By the way, the main text of this book, that is to say, from the 1st chapter to the 7th chapter, reflects what I have observed throughout thorough discussions with the four greatest professionals (Yoshiharu Habu, Yasumitsu Sato, Koichi Fukaura, and Akira Watanabe) who among them shared seven shogi titles in 2008. For that reason, even though the expressions I have used to express their thoughts might not be fully accurate, they would not be far from it. I have tried to cite their own words in cases where that was possible.

 

However, what I am about to write below is my wishful conjecture.

 

It all originates from a single question. That is, what was on Habu's mind after three consecutive wins against Watanabe last year in the Ryuoh title, best-of-seven match, when one more final win against him was all that was left for the achievement of the permanent title of the septuple crown.

 

For Habu, this was his first game to be played against a player from the generation below. Was his intention to win the remaining games against this young player, causing him much pain from defeat, as if to pick a budding flower of the bright future from the ground while he has the opportunity to do so - similar to what Yasuharu Oyama, who reigned as the ruler for some time, practised in the past - all in order to maintain his position in a hierarchy? I often asked myself this.

 

My anticipation is that Habu did not have these intentions in mind at all.

 

Rather, while confronting Watanabe in the Ryuoh title match, Habu was placing great expectations on the young and outstanding player.
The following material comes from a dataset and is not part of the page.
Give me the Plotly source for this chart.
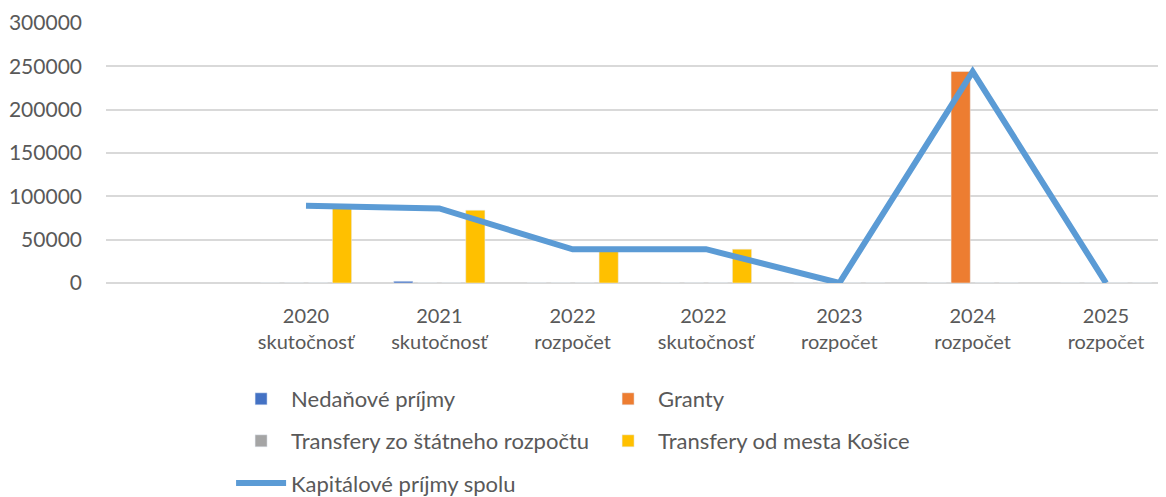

If this was not true, Habu would have difficulty pairing in duels with players possessing the same level of ability from a younger generation, and consequently, would be unable to keep his pursuit of composing "beautiful games."

 

At the time when he won three consecutive games, "I will not be satisfied with how the game is unfolding. This is too easy. I would like our compositions to be more sophisticated and more beautiful, not only for this game on this occasion, but for many more to come in the future...," may have been the words that existed in Habu's mind towards Watanabe. The response by Watanabe to this was presented in the final seventh game, where both players played their games to their full ability together composing what will be remembered as a masterpiece of a game of shogi.

 

The above is why Habu, when reflecting on the final game, although he was defeated after an intense duel, appears content and satisfied stating," after all I cannot spot where I was right or wrong in my decisions. Even if I were asked the same question now, I would still not be able to answer it. It is miraculous all this effort and time investment in an attempt to come up with solutions to such questions has not lead to any conclusions yet." Rather than being frustrated by the defeat, he seems satisfied with the fact that he and his opponent during the duel composed a "beautiful game."

 

All the above is my wishful conjecture.

 

Habu, most probably, will not listen to my story seriously and will merely laugh at it. However, the deeper the relationship between us becomes, and the more my understanding of Habu develops, the more I am drawn to believe that all this is true.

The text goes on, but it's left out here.